What you are asked to do: Only the lines from the line containing "Clone this chart in Plotly." through the line containing "pw, ph = W - ml - mr, H - mt - mb" should be reproduced, please, with no pictures.

-=-=-=-=-

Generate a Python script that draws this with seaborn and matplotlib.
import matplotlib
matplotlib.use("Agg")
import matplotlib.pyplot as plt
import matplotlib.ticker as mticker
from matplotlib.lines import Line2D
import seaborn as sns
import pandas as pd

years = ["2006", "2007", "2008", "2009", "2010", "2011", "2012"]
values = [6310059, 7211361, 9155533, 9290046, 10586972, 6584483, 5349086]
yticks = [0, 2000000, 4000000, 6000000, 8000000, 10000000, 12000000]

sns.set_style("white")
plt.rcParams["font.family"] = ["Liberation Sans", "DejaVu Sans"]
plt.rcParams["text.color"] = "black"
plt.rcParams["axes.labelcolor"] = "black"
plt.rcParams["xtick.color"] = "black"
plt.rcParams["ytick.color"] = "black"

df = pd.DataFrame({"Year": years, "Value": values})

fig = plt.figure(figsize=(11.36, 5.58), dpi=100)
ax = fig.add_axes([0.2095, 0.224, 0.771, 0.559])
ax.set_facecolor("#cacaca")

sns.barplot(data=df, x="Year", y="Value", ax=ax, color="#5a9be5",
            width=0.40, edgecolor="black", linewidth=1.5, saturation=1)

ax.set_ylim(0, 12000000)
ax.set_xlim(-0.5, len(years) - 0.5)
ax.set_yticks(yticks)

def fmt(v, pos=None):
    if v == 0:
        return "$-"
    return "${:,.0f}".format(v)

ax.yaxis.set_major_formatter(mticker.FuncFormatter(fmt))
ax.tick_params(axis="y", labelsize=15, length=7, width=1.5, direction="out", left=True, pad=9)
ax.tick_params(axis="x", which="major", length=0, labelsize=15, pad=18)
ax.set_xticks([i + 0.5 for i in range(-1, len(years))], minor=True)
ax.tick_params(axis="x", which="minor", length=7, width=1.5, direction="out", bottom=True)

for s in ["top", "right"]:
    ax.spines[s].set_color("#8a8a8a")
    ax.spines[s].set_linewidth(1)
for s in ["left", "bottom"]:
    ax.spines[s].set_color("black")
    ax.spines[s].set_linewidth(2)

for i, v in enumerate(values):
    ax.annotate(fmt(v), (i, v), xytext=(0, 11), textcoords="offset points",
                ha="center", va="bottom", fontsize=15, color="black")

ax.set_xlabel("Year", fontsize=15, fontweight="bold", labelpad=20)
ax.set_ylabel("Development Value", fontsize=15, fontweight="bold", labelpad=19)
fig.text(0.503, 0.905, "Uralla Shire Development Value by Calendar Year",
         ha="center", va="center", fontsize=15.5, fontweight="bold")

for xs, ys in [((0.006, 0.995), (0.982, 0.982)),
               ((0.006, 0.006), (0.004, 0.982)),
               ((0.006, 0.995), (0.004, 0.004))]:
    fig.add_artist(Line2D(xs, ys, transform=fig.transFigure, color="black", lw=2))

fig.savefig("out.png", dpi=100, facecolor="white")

-=-=-=-=-

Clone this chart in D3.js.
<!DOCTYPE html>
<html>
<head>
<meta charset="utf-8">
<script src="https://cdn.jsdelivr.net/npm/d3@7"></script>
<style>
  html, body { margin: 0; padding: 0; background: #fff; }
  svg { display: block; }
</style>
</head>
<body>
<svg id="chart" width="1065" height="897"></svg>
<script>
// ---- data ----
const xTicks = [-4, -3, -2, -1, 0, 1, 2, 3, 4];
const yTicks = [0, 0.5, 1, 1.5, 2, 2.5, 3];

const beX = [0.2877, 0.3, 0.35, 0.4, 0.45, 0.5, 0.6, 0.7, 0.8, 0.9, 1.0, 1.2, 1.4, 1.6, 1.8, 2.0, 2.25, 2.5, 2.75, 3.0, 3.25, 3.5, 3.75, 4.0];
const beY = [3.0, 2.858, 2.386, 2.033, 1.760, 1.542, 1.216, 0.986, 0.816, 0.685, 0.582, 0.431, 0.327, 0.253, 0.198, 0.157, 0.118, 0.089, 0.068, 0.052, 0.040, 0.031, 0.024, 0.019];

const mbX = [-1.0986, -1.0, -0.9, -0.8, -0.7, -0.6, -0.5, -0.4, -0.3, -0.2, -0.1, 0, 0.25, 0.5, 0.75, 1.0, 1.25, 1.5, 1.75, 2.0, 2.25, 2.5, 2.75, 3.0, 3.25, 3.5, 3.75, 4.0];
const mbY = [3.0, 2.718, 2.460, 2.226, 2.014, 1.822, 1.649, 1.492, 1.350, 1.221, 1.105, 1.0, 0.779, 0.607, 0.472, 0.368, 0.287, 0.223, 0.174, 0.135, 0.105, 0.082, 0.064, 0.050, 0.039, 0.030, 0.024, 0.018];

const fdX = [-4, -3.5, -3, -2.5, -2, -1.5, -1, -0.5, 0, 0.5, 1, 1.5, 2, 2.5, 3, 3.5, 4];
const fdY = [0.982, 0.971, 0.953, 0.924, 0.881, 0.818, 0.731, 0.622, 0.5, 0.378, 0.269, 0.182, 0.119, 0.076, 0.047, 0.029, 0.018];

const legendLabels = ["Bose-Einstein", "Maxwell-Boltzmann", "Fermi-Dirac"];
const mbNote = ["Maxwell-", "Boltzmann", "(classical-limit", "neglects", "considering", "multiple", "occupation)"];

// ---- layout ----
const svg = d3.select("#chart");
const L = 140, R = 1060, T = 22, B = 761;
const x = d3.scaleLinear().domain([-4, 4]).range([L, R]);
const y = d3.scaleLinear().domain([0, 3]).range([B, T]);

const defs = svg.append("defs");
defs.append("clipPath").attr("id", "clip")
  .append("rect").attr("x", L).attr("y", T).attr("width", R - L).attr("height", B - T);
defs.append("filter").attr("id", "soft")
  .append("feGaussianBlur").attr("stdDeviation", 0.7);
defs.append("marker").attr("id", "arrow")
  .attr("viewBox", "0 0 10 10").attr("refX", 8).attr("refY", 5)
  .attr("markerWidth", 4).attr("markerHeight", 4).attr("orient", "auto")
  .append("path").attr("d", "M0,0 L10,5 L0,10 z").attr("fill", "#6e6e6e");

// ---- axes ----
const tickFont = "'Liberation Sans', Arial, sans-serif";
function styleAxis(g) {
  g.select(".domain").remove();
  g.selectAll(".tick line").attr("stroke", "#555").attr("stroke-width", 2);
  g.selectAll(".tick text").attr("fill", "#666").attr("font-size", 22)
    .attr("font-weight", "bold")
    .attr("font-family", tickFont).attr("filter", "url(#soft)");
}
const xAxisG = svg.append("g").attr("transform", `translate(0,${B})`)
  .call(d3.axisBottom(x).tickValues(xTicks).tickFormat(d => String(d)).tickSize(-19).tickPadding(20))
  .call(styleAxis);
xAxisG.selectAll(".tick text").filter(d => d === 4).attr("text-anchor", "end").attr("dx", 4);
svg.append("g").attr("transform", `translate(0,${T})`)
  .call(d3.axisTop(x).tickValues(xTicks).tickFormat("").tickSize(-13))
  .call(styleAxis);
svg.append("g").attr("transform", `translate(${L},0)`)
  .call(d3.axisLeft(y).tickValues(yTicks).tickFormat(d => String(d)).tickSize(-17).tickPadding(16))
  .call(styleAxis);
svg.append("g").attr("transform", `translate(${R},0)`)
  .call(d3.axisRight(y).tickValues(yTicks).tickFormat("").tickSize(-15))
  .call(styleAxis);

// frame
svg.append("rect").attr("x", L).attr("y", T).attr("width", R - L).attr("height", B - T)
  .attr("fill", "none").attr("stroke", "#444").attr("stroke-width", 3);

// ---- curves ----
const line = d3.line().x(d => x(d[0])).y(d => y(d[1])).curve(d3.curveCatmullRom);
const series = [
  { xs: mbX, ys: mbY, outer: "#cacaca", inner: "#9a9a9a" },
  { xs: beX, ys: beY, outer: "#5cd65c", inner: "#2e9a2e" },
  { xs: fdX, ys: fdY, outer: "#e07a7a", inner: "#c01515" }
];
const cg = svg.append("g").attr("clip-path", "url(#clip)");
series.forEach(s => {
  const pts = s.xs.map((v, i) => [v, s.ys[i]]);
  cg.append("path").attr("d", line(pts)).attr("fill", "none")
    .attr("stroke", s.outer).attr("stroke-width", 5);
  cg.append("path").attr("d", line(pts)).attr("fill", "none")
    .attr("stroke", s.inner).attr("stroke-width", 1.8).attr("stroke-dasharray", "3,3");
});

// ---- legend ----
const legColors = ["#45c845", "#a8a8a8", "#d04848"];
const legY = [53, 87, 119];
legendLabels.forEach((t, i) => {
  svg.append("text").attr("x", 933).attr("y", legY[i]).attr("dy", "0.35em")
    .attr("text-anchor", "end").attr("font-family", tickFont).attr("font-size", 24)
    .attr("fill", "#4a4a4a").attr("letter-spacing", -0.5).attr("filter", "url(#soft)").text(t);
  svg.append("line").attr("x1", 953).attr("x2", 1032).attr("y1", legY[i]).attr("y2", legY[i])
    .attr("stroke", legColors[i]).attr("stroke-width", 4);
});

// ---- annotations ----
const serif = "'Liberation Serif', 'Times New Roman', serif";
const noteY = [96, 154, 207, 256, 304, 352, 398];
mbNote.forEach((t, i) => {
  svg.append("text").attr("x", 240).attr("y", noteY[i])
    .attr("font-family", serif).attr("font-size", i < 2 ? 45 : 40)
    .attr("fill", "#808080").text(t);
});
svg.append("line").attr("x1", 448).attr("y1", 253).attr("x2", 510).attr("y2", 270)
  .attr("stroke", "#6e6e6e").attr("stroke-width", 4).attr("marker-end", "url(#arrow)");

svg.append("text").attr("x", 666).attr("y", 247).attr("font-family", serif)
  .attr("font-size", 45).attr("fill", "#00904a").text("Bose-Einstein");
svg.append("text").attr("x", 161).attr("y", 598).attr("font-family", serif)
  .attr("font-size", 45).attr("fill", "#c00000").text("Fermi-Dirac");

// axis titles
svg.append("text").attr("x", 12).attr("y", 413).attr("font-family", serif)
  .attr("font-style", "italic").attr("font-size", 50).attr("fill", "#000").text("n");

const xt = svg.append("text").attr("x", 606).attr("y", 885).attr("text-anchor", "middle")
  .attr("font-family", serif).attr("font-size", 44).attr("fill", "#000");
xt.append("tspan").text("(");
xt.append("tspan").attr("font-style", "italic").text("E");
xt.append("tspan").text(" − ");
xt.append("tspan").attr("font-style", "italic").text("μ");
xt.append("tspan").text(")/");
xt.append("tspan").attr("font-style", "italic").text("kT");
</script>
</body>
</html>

-=-=-=-=-

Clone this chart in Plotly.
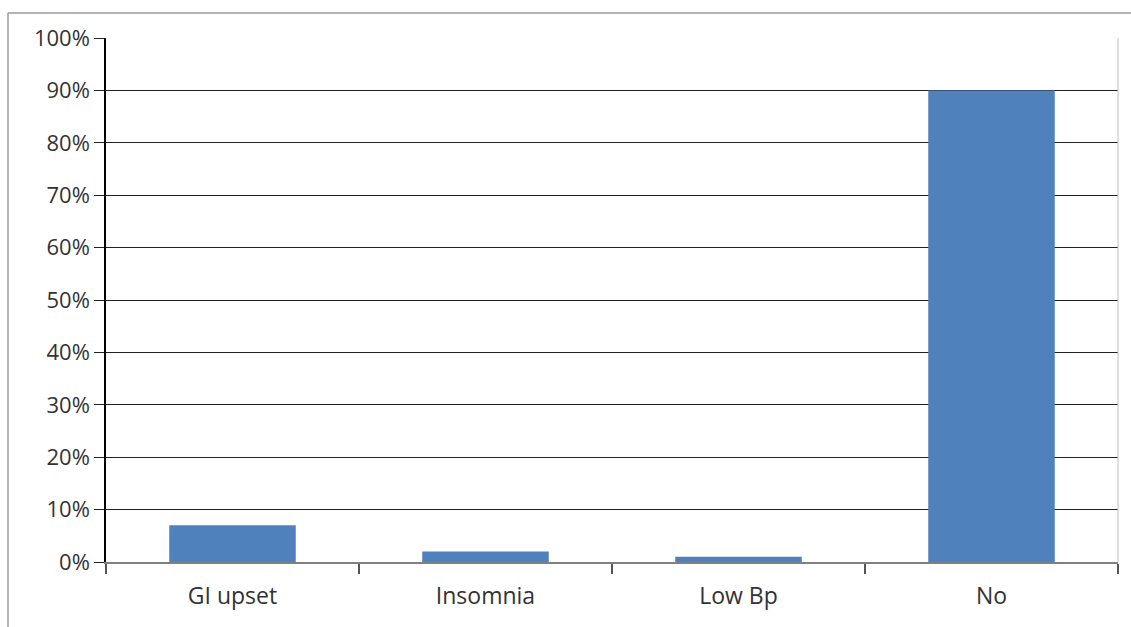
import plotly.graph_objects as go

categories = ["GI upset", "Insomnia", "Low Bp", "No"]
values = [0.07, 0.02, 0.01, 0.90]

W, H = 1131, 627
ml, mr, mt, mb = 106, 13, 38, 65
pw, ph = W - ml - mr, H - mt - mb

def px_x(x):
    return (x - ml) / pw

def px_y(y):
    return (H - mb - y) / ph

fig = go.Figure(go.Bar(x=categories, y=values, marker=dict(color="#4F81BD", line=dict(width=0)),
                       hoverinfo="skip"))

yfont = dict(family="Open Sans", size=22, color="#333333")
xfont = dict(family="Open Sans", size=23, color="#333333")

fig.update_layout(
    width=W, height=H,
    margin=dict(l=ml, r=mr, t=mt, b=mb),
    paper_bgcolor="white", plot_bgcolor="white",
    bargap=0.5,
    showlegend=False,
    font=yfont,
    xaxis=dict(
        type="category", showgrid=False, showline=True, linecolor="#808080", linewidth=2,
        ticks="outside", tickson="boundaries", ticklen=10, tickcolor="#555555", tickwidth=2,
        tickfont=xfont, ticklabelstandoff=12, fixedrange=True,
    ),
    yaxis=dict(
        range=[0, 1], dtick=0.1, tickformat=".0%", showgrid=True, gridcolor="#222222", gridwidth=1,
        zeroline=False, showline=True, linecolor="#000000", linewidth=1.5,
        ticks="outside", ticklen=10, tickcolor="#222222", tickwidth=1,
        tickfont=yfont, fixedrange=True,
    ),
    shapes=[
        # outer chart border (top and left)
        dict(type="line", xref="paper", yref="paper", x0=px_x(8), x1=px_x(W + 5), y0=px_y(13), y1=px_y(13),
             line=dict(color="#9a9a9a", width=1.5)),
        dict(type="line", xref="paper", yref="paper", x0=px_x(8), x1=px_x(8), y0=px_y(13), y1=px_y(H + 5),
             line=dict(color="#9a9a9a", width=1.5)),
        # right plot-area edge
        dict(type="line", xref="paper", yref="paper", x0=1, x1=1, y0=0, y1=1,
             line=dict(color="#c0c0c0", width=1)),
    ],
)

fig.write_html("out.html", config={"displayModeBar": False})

-=-=-=-=-

Reply to the task:
Clone this chart in Plotly.
import plotly.graph_objects as go

categories = ["GI upset", "Insomnia", "Low Bp", "No"]
values = [0.07, 0.02, 0.01, 0.90]

W, H = 1131, 627
ml, mr, mt, mb = 106, 13, 38, 65
pw, ph = W - ml - mr, H - mt - mb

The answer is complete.